▸ **Stated task**
Give only the number of lines in the data that include the string "matplotlib".

▸ **Information shown**
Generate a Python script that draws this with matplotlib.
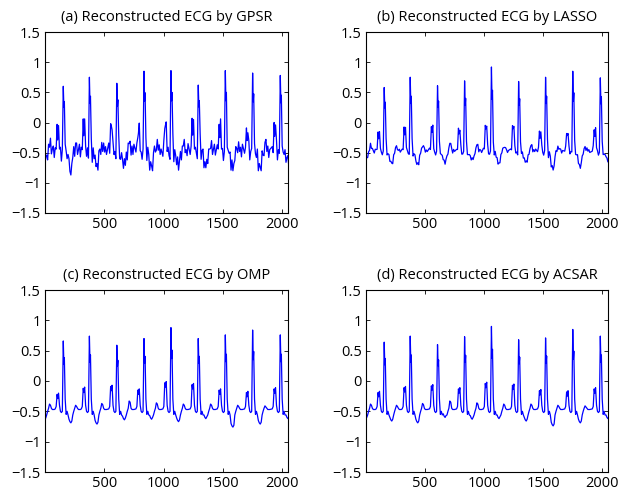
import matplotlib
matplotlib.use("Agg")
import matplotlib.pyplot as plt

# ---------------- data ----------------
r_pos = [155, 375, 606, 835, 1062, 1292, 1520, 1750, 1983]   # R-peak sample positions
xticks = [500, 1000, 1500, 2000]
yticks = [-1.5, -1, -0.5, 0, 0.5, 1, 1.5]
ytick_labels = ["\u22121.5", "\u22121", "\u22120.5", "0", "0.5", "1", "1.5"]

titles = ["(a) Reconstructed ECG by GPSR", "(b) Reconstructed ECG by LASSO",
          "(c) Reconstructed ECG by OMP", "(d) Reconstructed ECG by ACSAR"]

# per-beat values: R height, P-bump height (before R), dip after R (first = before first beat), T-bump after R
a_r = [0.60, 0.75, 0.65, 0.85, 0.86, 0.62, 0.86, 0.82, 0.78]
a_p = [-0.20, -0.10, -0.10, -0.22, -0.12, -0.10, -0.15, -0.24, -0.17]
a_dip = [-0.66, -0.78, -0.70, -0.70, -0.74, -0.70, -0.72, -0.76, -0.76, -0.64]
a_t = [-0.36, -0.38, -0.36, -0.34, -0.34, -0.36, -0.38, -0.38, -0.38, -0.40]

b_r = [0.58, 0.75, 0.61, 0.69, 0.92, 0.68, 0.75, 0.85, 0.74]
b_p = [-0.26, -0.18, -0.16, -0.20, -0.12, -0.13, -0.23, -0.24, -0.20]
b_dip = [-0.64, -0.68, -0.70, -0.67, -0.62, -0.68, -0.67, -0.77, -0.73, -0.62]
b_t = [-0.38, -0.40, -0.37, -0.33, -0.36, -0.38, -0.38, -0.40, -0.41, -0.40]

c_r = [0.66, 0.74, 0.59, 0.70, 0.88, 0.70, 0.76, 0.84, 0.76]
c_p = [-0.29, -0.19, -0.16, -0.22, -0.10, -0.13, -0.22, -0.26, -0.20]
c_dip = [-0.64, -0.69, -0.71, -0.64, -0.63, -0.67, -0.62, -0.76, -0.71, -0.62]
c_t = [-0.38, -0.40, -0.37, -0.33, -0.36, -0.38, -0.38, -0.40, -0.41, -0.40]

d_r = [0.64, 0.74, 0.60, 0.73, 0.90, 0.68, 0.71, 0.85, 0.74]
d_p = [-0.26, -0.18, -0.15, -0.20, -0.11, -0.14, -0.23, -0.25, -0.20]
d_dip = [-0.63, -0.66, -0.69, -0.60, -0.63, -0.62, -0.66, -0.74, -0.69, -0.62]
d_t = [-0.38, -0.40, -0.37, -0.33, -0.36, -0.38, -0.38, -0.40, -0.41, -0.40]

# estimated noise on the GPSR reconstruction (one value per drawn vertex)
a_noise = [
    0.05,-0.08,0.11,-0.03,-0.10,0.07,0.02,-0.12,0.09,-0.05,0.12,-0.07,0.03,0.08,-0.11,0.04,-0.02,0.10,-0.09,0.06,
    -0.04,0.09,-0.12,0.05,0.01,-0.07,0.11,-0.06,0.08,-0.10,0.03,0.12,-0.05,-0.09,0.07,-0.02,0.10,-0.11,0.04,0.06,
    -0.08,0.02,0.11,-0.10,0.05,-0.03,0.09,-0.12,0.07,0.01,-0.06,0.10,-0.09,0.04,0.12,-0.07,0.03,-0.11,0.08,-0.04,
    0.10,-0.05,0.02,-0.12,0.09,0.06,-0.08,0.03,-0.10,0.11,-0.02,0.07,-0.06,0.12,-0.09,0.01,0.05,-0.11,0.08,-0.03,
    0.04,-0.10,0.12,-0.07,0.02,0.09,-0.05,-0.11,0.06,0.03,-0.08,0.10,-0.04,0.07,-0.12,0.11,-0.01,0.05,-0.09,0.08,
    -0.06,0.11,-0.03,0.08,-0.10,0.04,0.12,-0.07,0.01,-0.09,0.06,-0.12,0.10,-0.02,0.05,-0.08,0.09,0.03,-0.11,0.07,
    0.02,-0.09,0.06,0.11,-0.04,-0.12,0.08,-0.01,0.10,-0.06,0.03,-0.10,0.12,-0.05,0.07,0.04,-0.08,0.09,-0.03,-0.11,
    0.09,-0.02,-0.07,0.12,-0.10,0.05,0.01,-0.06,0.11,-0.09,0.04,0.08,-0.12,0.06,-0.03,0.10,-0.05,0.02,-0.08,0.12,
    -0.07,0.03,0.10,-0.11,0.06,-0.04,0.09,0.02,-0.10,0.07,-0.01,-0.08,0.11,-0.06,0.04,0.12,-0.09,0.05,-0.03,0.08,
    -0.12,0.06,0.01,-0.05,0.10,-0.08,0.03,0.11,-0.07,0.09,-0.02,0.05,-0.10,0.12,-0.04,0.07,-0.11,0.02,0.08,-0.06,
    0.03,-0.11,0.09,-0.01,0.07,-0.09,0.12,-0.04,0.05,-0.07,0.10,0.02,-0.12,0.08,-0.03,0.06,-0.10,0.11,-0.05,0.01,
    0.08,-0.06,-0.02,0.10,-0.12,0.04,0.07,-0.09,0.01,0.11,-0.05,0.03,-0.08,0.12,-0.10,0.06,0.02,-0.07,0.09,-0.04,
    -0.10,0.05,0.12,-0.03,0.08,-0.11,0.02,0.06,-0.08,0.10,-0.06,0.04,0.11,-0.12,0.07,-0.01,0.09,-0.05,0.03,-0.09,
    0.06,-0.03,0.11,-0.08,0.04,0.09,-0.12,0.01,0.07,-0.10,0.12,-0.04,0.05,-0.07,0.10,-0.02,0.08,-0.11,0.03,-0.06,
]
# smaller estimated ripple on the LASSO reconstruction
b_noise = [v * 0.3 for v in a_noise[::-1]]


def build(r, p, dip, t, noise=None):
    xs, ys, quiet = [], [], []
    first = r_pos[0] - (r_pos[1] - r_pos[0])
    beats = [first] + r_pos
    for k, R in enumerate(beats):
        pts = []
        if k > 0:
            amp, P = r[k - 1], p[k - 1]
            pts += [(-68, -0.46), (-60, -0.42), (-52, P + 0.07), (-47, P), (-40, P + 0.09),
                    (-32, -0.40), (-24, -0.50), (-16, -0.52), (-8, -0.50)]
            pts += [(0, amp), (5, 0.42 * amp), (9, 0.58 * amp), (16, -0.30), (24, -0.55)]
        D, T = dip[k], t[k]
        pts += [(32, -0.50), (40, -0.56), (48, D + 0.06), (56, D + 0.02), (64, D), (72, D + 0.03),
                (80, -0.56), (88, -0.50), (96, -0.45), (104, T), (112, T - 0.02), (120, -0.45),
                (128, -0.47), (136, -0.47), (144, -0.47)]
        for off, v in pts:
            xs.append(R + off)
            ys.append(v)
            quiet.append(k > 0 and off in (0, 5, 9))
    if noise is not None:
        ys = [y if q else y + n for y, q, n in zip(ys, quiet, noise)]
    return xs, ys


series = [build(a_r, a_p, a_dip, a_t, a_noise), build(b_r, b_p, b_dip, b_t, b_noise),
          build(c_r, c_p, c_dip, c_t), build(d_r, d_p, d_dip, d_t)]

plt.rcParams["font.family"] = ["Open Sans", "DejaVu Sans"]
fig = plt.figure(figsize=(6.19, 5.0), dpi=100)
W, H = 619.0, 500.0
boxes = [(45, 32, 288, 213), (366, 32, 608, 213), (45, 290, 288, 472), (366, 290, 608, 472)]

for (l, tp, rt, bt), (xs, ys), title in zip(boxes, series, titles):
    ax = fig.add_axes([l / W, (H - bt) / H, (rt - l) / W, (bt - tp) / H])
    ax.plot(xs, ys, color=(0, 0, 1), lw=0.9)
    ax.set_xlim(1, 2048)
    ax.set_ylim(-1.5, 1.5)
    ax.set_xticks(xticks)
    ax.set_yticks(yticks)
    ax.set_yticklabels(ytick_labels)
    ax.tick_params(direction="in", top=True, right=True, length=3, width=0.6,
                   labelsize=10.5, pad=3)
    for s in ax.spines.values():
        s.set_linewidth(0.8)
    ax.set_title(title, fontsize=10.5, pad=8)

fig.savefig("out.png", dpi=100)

▸ **Solution to this exercise**
4